§ **WHAT THIS TASK INVOLVES**:
Copy all of the material word for word, except for the pictures.
------------
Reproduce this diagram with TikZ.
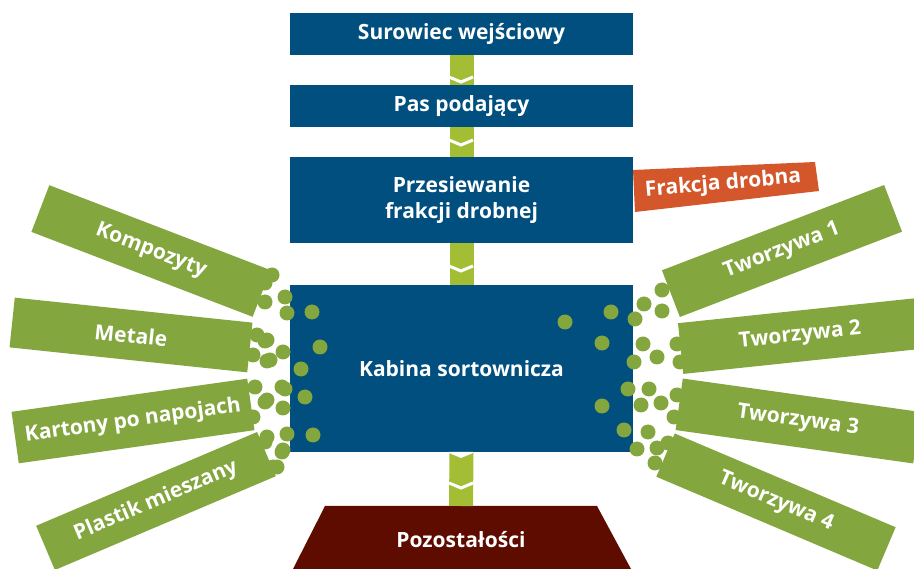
\documentclass[tikz,border=0pt]{standalone}
\usepackage{fontspec}
\setmainfont{Open Sans}
\usetikzlibrary{calc}
\definecolor{procblue}{HTML}{004F7F}
\definecolor{sortgreen}{HTML}{84A63E}
\definecolor{flowgreen}{HTML}{A3BE34}
\definecolor{fineorange}{HTML}{D4562B}
\definecolor{restbrown}{HTML}{5E0C00}
\begin{document}
\begin{tikzpicture}[x=1pt,y=-1pt,
  txt/.style={text=white,font=\fontsize{21}{26}\selectfont\bfseries,align=center},
  procbox/.style={txt,fill=procblue,minimum width=343,inner sep=0pt},
  sortbox/.style={txt,fill=sortgreen,inner sep=0pt},
  flow/.style={draw=flowgreen,line width=24pt},
  chevron/.style={draw=white,line width=3pt},
  pellet/.style={fill=sortgreen}]
\clip (0,0) rectangle (914,569);

% main process column
\node[procbox,minimum height=42] (s1) at (461.5,34) {Surowiec wejściowy};
\node[procbox,minimum height=42] (s2) at (461.5,106) {Pas podający};
\node[procbox,minimum height=86] (s3) at (461.5,200) {Przesiewanie\\frakcji drobnej};
\node[procbox,minimum height=167] (s4) at (461.5,368.5) {Kabina sortownicza};

% residue trapezoid
\coordinate (restTop) at (461,506);
\fill[restbrown] (325,506) -- (597,506) -- (631,569) -- (293,569) -- cycle;
\node[txt] (rest) at (461,540) {Pozostałości};

% green flow connectors with chevrons
\draw[flow] (s1.south) -- (s2.north);
\draw[flow] (s2.south) -- (s3.north);
\draw[flow] (s3.south) -- (s4.north);
\draw[flow] (s4.south) -- (restTop);
\foreach \y in {82,145,271,488}
  \draw[chevron] (449,\y-5) -- (461,\y) -- (473,\y-5);
\fill[white] (449,452) -- (473,452) -- (473,453) -- (461,458) -- (449,453) -- cycle;

% fine fraction output
\fill[fineorange] (633,170) -- (815,162) -- (819,191) -- (635,212) -- cycle;
\node[txt,rotate=5] (fine) at (723,184) {Frakcja drobna};

% sorted fractions, left
\node[sortbox,minimum width=237,minimum height=50,rotate=-21] (k1) at (151,251) {Kompozyty};
\node[sortbox,minimum width=239,minimum height=50,rotate=-6] (k2) at (131,335) {Metale};
\node[sortbox,minimum width=238,minimum height=52,rotate=8] (k3) at (133,421) {Kartony po napojach};
\node[sortbox,minimum width=240,minimum height=48,rotate=23] (k4) at (156,501) {Plastik mieszany};

% sorted fractions, right
\node[sortbox,minimum width=238,minimum height=50,rotate=21] (t1) at (782,251) {Tworzywa 1};
\node[sortbox,minimum width=240,minimum height=51,rotate=6] (t2) at (800,336) {Tworzywa 2};
\node[sortbox,minimum width=240,minimum height=52,rotate=-8] (t3) at (798,421) {Tworzywa 3};
\node[sortbox,minimum width=240,minimum height=47,rotate=-23] (t4) at (776,502) {Tworzywa 4};

% pellets scattered from the cabin
\foreach \px/\py in {285/297,265/302,287/313,312/312,265/341,283/352,320/347,267/361,301/369,
  285/389,265/402,305/397,283/408,287/434,265/442,313/435,282/452,273/467,265/283,272/275,
  257/335,253/355,267/340,270/360,255/387,253/417,267/400,282/387,267/437,283/450,277/467}
  \fill[pellet] (\px,\py) circle (7.5);
\foreach \px/\py in {565/322,611/312,602/343,635/319,644/304,662/311,662/290,643/344,657/357,
  634/362,677/344,680/362,628/389,649/389,641/405,661/403,677/395,674/417,602/406,624/430,
  648/432,637/449,657/448,668/443,655/463}
  \fill[pellet] (\px,\py) circle (7.5);
\end{tikzpicture}
\end{document}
------------
§ **EXPECTED OUTPUT**:
Reproduce this diagram with TikZ.
\documentclass[tikz,border=0pt]{standalone}
\usepackage{fontspec}
\setmainfont{Open Sans}
\usetikzlibrary{calc}
\definecolor{procblue}{HTML}{004F7F}
\definecolor{sortgreen}{HTML}{84A63E}
\definecolor{flowgreen}{HTML}{A3BE34}
\definecolor{fineorange}{HTML}{D4562B}
\definecolor{restbrown}{HTML}{5E0C00}
\begin{document}
\begin{tikzpicture}[x=1pt,y=-1pt,
  txt/.style={text=white,font=\fontsize{21}{26}\selectfont\bfseries,align=center},
  procbox/.style={txt,fill=procblue,minimum width=343,inner sep=0pt},
  sortbox/.style={txt,fill=sortgreen,inner sep=0pt},
  flow/.style={draw=flowgreen,line width=24pt},
  chevron/.style={draw=white,line width=3pt},
  pellet/.style={fill=sortgreen}]
\clip (0,0) rectangle (914,569);

% main process column
\node[procbox,minimum height=42] (s1) at (461.5,34) {Surowiec wejściowy};
\node[procbox,minimum height=42] (s2) at (461.5,106) {Pas podający};
\node[procbox,minimum height=86] (s3) at (461.5,200) {Przesiewanie\\frakcji drobnej};
\node[procbox,minimum height=167] (s4) at (461.5,368.5) {Kabina sortownicza};

% residue trapezoid
\coordinate (restTop) at (461,506);
\fill[restbrown] (325,506) -- (597,506) -- (631,569) -- (293,569) -- cycle;
\node[txt] (rest) at (461,540) {Pozostałości};

% green flow connectors with chevrons
\draw[flow] (s1.south) -- (s2.north);
\draw[flow] (s2.south) -- (s3.north);
\draw[flow] (s3.south) -- (s4.north);
\draw[flow] (s4.south) -- (restTop);
\foreach \y in {82,145,271,488}
  \draw[chevron] (449,\y-5) -- (461,\y) -- (473,\y-5);
\fill[white] (449,452) -- (473,452) -- (473,453) -- (461,458) -- (449,453) -- cycle;

% fine fraction output
\fill[fineorange] (633,170) -- (815,162) -- (819,191) -- (635,212) -- cycle;
\node[txt,rotate=5] (fine) at (723,184) {Frakcja drobna};

% sorted fractions, left
\node[sortbox,minimum width=237,minimum height=50,rotate=-21] (k1) at (151,251) {Kompozyty};
\node[sortbox,minimum width=239,minimum height=50,rotate=-6] (k2) at (131,335) {Metale};
\node[sortbox,minimum width=238,minimum height=52,rotate=8] (k3) at (133,421) {Kartony po napojach};
\node[sortbox,minimum width=240,minimum height=48,rotate=23] (k4) at (156,501) {Plastik mieszany};

% sorted fractions, right
\node[sortbox,minimum width=238,minimum height=50,rotate=21] (t1) at (782,251) {Tworzywa 1};
\node[sortbox,minimum width=240,minimum height=51,rotate=6] (t2) at (800,336) {Tworzywa 2};
\node[sortbox,minimum width=240,minimum height=52,rotate=-8] (t3) at (798,421) {Tworzywa 3};
\node[sortbox,minimum width=240,minimum height=47,rotate=-23] (t4) at (776,502) {Tworzywa 4};

% pellets scattered from the cabin
\foreach \px/\py in {285/297,265/302,287/313,312/312,265/341,283/352,320/347,267/361,301/369,
  285/389,265/402,305/397,283/408,287/434,265/442,313/435,282/452,273/467,265/283,272/275,
  257/335,253/355,267/340,270/360,255/387,253/417,267/400,282/387,267/437,283/450,277/467}
  \fill[pellet] (\px,\py) circle (7.5);
\foreach \px/\py in {565/322,611/312,602/343,635/319,644/304,662/311,662/290,643/344,657/357,
  634/362,677/344,680/362,628/389,649/389,641/405,661/403,677/395,674/417,602/406,624/430,
  648/432,637/449,657/448,668/443,655/463}
  \fill[pellet] (\px,\py) circle (7.5);
\end{tikzpicture}
\end{document}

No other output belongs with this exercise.